Joshua Topolsky and Friends Launch the Outline theoutline.com

Joshua Topolsky:

Welcome to The Outline, a new kind of publication for a new kind of human. We made this thing because we believe that the right story told in the right way can change someone’s life.

I have no idea what this means.

We wanted to make something from the ground up that is capable of rejecting and/or subverting conventional wisdom about what a media company does. That means at every level of what we’ve built we’re trying to create what is right for us and what is right for you, not what the industry is demanding.

We built a brand new platform for our team so that we can tell stories in the form that seems most appropriate for that story. Obviously we made this for a mobile-everything world (because we’re not insane), but it actually scales to lots of devices in lots of ways.

This new platform isn’t a complete rethink of the web. There’s a <marquee>-esque element across the homepage, and some stories are sometimes placed into a slider, which the Outline calls a “stack”. Like many new web-based publications, the developers behind the Outline have re-built standard browser features, like HTML rendering and scrolling. As a result, the pages are big — really big — and the back button is broken for some reason.

What makes the Outline a little different from most of its peers is its business model. Mike Shields of the Wall Street Journal explains (behind a paywall again, naturally):

There will be no standard ad placements on The Outline, and no programmatic selling, said Amanda Hale, chief revenue officer. Like its editorial, The Outline’s ads are designed to be full-screen, highly visual placements that are not unlike classic magazine ads on a phone.

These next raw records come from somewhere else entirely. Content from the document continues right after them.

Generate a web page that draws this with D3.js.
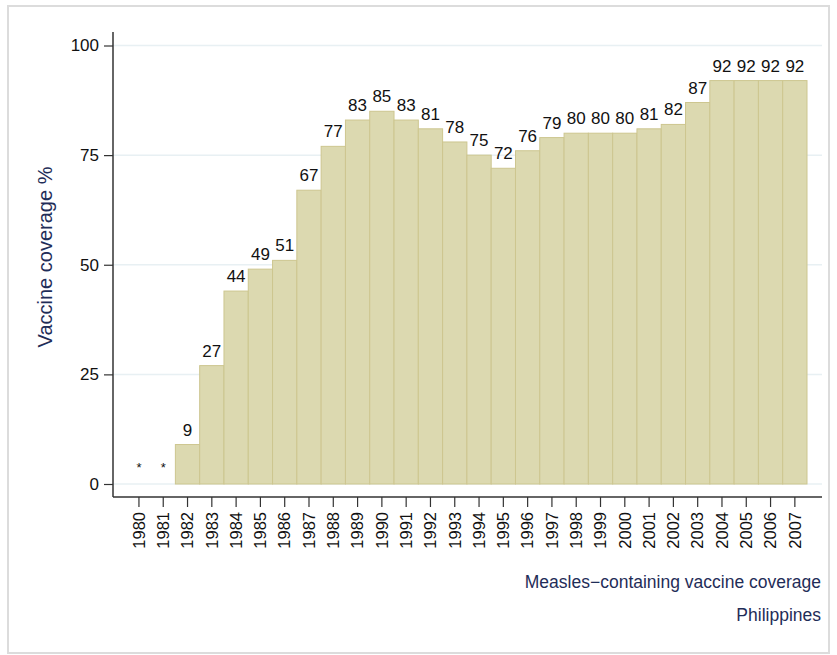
<!DOCTYPE html>
<html>
<head>
<meta charset="utf-8">
<script src="https://cdn.jsdelivr.net/npm/d3@7"></script>
<style>
  html, body { margin: 0; padding: 0; background: #fff; }
  svg { display: block; font-family: "Liberation Sans", Arial, Helvetica, sans-serif; }
</style>
</head>
<body>
<svg id="chart" width="837" height="655"></svg>
<script>
// Measles-containing vaccine coverage, Philippines, 1980–2007
const years = [1980, 1981, 1982, 1983, 1984, 1985, 1986, 1987, 1988, 1989, 1990,
               1991, 1992, 1993, 1994, 1995, 1996, 1997, 1998, 1999, 2000,
               2001, 2002, 2003, 2004, 2005, 2006, 2007];
// null = no data reported (shown as *)
const coverage = [null, null, 9, 27, 44, 49, 51, 67, 77, 83, 85,
                  83, 81, 78, 75, 72, 76, 79, 80, 80, 80,
                  81, 82, 87, 92, 92, 92, 92];
const yTicks = [0, 25, 50, 75, 100];
const yTitle = "Vaccine coverage %";
const noteLines = ["Measles\u2212containing vaccine coverage", "Philippines"];

const svg = d3.select("#chart");
const W = 837, H = 655;
const FONT = "Liberation Sans, Arial, sans-serif";

// outer frame
svg.append("rect")
  .attr("x", 8).attr("y", 6).attr("width", W - 16).attr("height", H - 8)
  .attr("fill", "#fff").attr("stroke", "#dcdcdc").attr("stroke-width", 2);

const plot = { left: 113, right: 822, top: 32, bottom: 497 };

const x = d3.scaleBand()
  .domain(years)
  .range([126.8, 807])
  .paddingInner(0).paddingOuter(0);

const y = d3.scaleLinear()
  .domain([0, 100])
  .range([484, 45.5]);

// grid lines
svg.append("g")
  .selectAll("line")
  .data(yTicks)
  .join("line")
  .attr("x1", plot.left).attr("x2", plot.right)
  .attr("y1", d => y(d)).attr("y2", d => y(d))
  .attr("stroke", "#e8f0f3").attr("stroke-width", 1.5);

// bars
const data = years.map((yr, i) => ({ year: yr, value: coverage[i] }));
svg.append("g")
  .selectAll("rect")
  .data(data.filter(d => d.value !== null))
  .join("rect")
  .attr("x", d => x(d.year))
  .attr("width", x.bandwidth())
  .attr("y", d => y(d.value))
  .attr("height", d => y(0) - y(d.value))
  .attr("fill", "#dcd9b0")
  .attr("stroke", "#cdc68f")
  .attr("stroke-width", 1);

// value labels
svg.append("g")
  .selectAll("text")
  .data(data)
  .join("text")
  .attr("x", d => x(d.year) + x.bandwidth() / 2)
  .attr("y", d => d.value === null ? y(0) - 12 : y(d.value) - 9)
  .attr("text-anchor", "middle")
  .attr("font-size", d => d.value === null ? 13 : 17)
  .attr("fill", "#111")
  .text(d => d.value === null ? "*" : d.value);

// y axis
const yAxis = svg.append("g")
  .attr("transform", `translate(${plot.left},0)`)
  .call(d3.axisLeft(y).tickValues(yTicks).tickSize(9).tickPadding(5));
yAxis.attr("font-family", FONT);
yAxis.select(".domain").attr("d", `M0,${plot.top}V${plot.bottom}`).attr("stroke", "#333").attr("stroke-width", 1.5);
yAxis.selectAll(".tick line").attr("stroke", "#333").attr("stroke-width", 1.2);
yAxis.selectAll(".tick text").attr("font-size", 17).attr("fill", "#111");

// x axis
const xAxis = svg.append("g")
  .attr("transform", `translate(0,${plot.bottom})`)
  .call(d3.axisBottom(x).tickSize(10).tickPadding(5));
xAxis.attr("font-family", FONT);
xAxis.select(".domain").attr("d", `M${plot.left},0H${plot.right}`).attr("stroke", "#333").attr("stroke-width", 1.5);
xAxis.selectAll(".tick line").attr("stroke", "#333").attr("stroke-width", 1.2);
xAxis.selectAll(".tick text")
  .attr("font-size", 16.5).attr("fill", "#111")
  .attr("transform", "rotate(-90)")
  .attr("text-anchor", "end")
  .attr("dy", "0.35em")
  .attr("x", -15).attr("y", 0);

// y axis title
svg.append("text")
  .attr("transform", "translate(52,257) rotate(-90)")
  .attr("text-anchor", "middle")
  .attr("font-size", 20)
  .attr("fill", "#1f2d58")
  .text(yTitle);

// notes
svg.append("g")
  .selectAll("text")
  .data(noteLines)
  .join("text")
  .attr("x", 821)
  .attr("y", (d, i) => 588 + i * 33)
  .attr("text-anchor", "end")
  .attr("font-size", 17.5)
  .attr("fill", "#1f2d58")
  .text(d => d);
</script>
</body>
</html>
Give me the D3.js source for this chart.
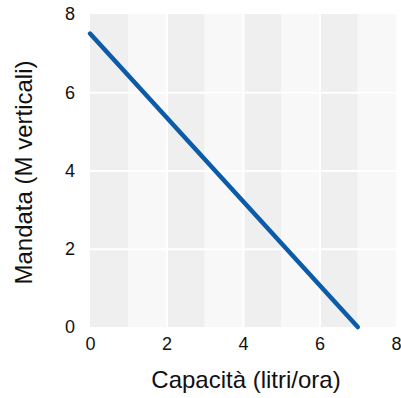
<!DOCTYPE html>
<html>
<head>
<meta charset="utf-8">
<script src="https://cdn.jsdelivr.net/npm/d3@7"></script>
<style>
  html, body { margin: 0; padding: 0; background: #fff; }
  svg { display: block; font-family: "Liberation Sans", Arial, sans-serif; }
</style>
</head>
<body>
<div id="chart"></div>
<script>
// Line data: capacity vs vertical head
const capacity = [0, 7];
const head = [7.5, 0];
const xTicks = [0, 2, 4, 6, 8];
const yTicks = [0, 2, 4, 6, 8];
const bands = [0, 1, 2, 3, 4, 5, 6, 7];

const W = 401, H = 398;
const margin = { top: 14, right: 5, bottom: 71, left: 90 };
const w = W - margin.left - margin.right;
const h = H - margin.top - margin.bottom;

const svg = d3.select("#chart").append("svg")
  .attr("width", W).attr("height", H);

const g = svg.append("g").attr("transform", `translate(${margin.left},${margin.top})`);

const x = d3.scaleLinear().domain([0, 8]).range([0, w]);
const y = d3.scaleLinear().domain([0, 8]).range([h, 0]);

// alternating column bands
g.selectAll("rect.band").data(bands).join("rect")
  .attr("class", "band")
  .attr("x", d => x(d)).attr("y", 0)
  .attr("width", x(1) - x(0)).attr("height", h)
  .attr("fill", d => d % 2 === 0 ? "#efefef" : "#f8f8f8");

// white gridlines
g.append("g")
  .call(d3.axisLeft(y).tickValues([2, 4, 6]).tickSize(-w).tickFormat(""))
  .call(a => a.select(".domain").remove())
  .selectAll("line").attr("stroke", "#fff").attr("stroke-width", 2);
g.append("g").attr("transform", `translate(0,${h})`)
  .call(d3.axisBottom(x).tickValues([2, 4, 6]).tickSize(-h).tickFormat(""))
  .call(a => a.select(".domain").remove())
  .selectAll("line").attr("stroke", "#fff").attr("stroke-width", 2);

// axes labels
g.append("g").attr("transform", `translate(0,${h})`)
  .call(d3.axisBottom(x).tickValues(xTicks).tickSize(0).tickPadding(10))
  .call(a => a.select(".domain").remove())
  .selectAll("text").attr("font-size", 18).attr("fill", "#111").attr("font-family", "'Liberation Sans', Arial, sans-serif");
g.append("g")
  .call(d3.axisLeft(y).tickValues(yTicks).tickSize(0).tickPadding(15))
  .call(a => a.select(".domain").remove())
  .selectAll("text").attr("font-size", 18).attr("fill", "#111").attr("font-family", "'Liberation Sans', Arial, sans-serif");

// line
const line = d3.line().x(d => x(d[0])).y(d => y(d[1]));
g.append("path")
  .datum(d3.zip(capacity, head))
  .attr("fill", "none")
  .attr("stroke", "#0b5ba8")
  .attr("stroke-width", 4.5)
  .attr("stroke-linecap", "round")
  .attr("d", line);

// titles
svg.append("text")
  .attr("x", margin.left + w / 2 + 3).attr("y", 388)
  .attr("text-anchor", "middle")
  .attr("font-size", 24).attr("fill", "#111")
  .text("Capacità (litri/ora)");
svg.append("text")
  .attr("transform", `translate(32,${margin.top + h / 2 + 2}) rotate(-90)`)
  .attr("text-anchor", "middle")
  .attr("font-size", 24).attr("fill", "#111")
  .text("Mandata (M verticali)");
</script>
</body>
</html>
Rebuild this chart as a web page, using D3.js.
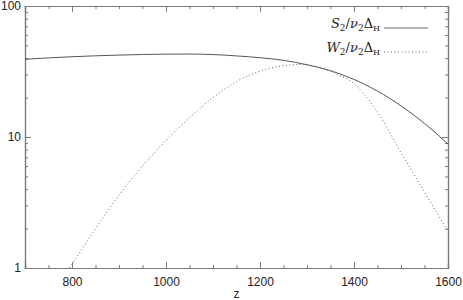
<!DOCTYPE html>
<html>
<head>
<meta charset="utf-8">
<script src="https://cdn.jsdelivr.net/npm/d3@7"></script>
<style>
  body { margin: 0; background: #fff; }
  svg { display: block; }
  .tick text { font-family: "Liberation Sans", Arial, sans-serif; font-size: 12px; fill: #222; }
  .domain, .tick line { stroke: #7a7a7a; }
</style>
</head>
<body>
<div id="chart"></div>
<script>
// values
const zS = [700, 800, 900, 1000, 1050, 1100, 1150, 1200, 1250, 1300, 1350, 1400, 1450, 1500, 1550, 1600]
const sValues = [39.2, 41.0, 42.2, 42.9, 43.0, 42.6, 41.6, 40.3, 38.5, 35.6, 32.1, 27.5, 22.4, 17.3, 12.7, 8.85]

const zW = [795, 850, 900, 950, 1000, 1050, 1100, 1150, 1200, 1250, 1290, 1330, 1360, 1400, 1450, 1500, 1550, 1600]
const wValues = [1.0, 2.0, 3.6, 6.0, 9.4, 14.0, 20.0, 26.5, 31.8, 35.0, 35.8, 33.6, 30.6, 25.5, 15.5, 7.6, 3.8, 1.9]

const xMajor = [800, 1000, 1200, 1400, 1600]
const xMinor = d3.range(700, 1601, 50)
const yMajor = [1, 10, 100]
const yMinor = [2, 3, 4, 5, 6, 7, 8, 9, 20, 30, 40, 50, 60, 70, 80, 90]

const margin = { top: 6, right: 15, bottom: 32, left: 25 }
const width = 463 - margin.left - margin.right
const height = 300 - margin.top - margin.bottom

const svg = d3.select("#chart").append("svg")
    .attr("width", 463)
    .attr("height", 300)
  .append("g")
    .attr("transform", "translate(" + margin.left + "," + margin.top + ")")

const x = d3.scaleLinear().domain([700, 1600]).range([0, width])
const y = d3.scaleLog().domain([1, 100]).range([height, 0])

// ticks point inward on all four sides, IDL style
function addAxis(gen, vals, size, tx, labels) {
  const g = svg.append("g")
    .attr("transform", tx)
    .call(gen.tickValues(vals).tickSize(size).tickPadding(labels ? 9 : 0)
      .tickFormat(labels ? d3.format("d") : ""))
  return g
}

addAxis(d3.axisBottom(x), xMinor, -3, "translate(0," + height + ")", false)
addAxis(d3.axisBottom(x), xMajor, -6, "translate(0," + height + ")", true)
addAxis(d3.axisTop(x), xMinor, -3, "translate(0,0)", false)
addAxis(d3.axisTop(x), xMajor, -6, "translate(0,0)", false)
addAxis(d3.axisLeft(y), yMinor, -3, "translate(0,0)", false)
addAxis(d3.axisLeft(y), yMajor, -6, "translate(0,0)", true)
  .selectAll("text").attr("dx", 5)
addAxis(d3.axisRight(y), yMinor, -3, "translate(" + width + ",0)", false)
addAxis(d3.axisRight(y), yMajor, -6, "translate(" + width + ",0)", false)

svg.selectAll(".domain").attr("stroke-width", 1.2)

svg.append("text")
  .attr("x", width / 2)
  .attr("y", height + 30)
  .attr("text-anchor", "middle")
  .style("font-family", "Liberation Sans, Arial, sans-serif")
  .style("font-size", "12px")
  .style("fill", "#222")
  .text("z")

const lineS = d3.line()
  .x((d, i) => x(zS[i]))
  .y(d => y(d))
  .curve(d3.curveMonotoneX)

const lineW = d3.line()
  .x((d, i) => x(zW[i]))
  .y(d => y(d))
  .curve(d3.curveMonotoneX)

svg.append("path")
  .datum(sValues)
  .attr("d", lineS)
  .attr("fill", "none")
  .attr("stroke", "#555")
  .attr("stroke-width", 1)

svg.append("path")
  .datum(wValues)
  .attr("d", lineW)
  .attr("fill", "none")
  .attr("stroke", "#666")
  .attr("stroke-width", 1)
  .attr("stroke-dasharray", "1,2.5")

// legend
const legend = [
  { name: "S", y: 22, dash: null },
  { name: "W", y: 46, dash: "1,2.5" }
]

legend.forEach(d => {
  const t = svg.append("text")
    .attr("x", 355)
    .attr("y", d.y)
    .attr("text-anchor", "end")
    .style("font-family", "DejaVu Serif, Liberation Serif, serif")
    .style("font-size", "13px")
    .style("fill", "#222")
  t.append("tspan").style("font-style", "italic").text(d.name)
  t.append("tspan").attr("dy", 3).style("font-size", "9px").text("2")
  t.append("tspan").attr("dy", -3).text("/")
  t.append("tspan").style("font-style", "italic").text("ν")
  t.append("tspan").attr("dy", 3).style("font-size", "9px").text("2")
  t.append("tspan").attr("dy", -3).text("Δ")
  t.append("tspan").attr("dy", 3).style("font-size", "8px").text("H")

  svg.append("line")
    .attr("x1", 359).attr("x2", 403)
    .attr("y1", d.y).attr("y2", d.y)
    .attr("stroke", "#666")
    .attr("stroke-dasharray", d.dash)
})
</script>
</body>
</html>
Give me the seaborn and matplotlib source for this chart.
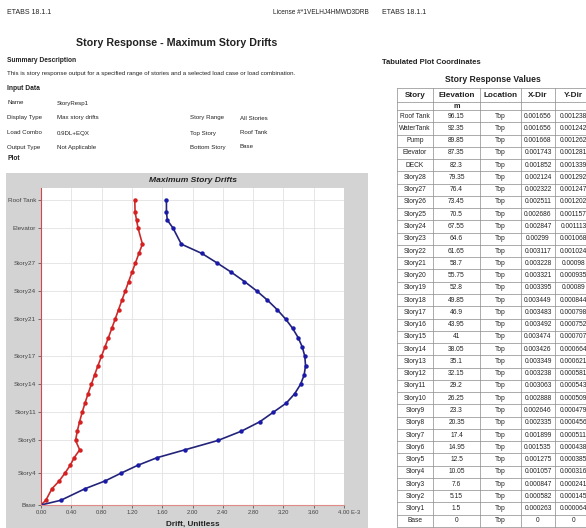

Direct sales aren’t anything new or innovative, even on the web. But combining these ads with a policy that makes programmatic advertising verboten is deeply interesting to me. It ought to reduce the number of trackers that are on the Outline,1 and completely eradicate the chance for “malvertising”. It’s not a complete boon for privacy — their policy permits additional third-party trackers as advertisers request them — but it’s progress.

All of this is wrapped in Topolskified design elements: brash colours, ’70s and ’80s throwbacks, and a lot of animation. It’s not necessarily beautiful, but it is a statement. Whether this package will work is anyone’s guess, but the killer team behind it is probably enough to get me to check it out daily.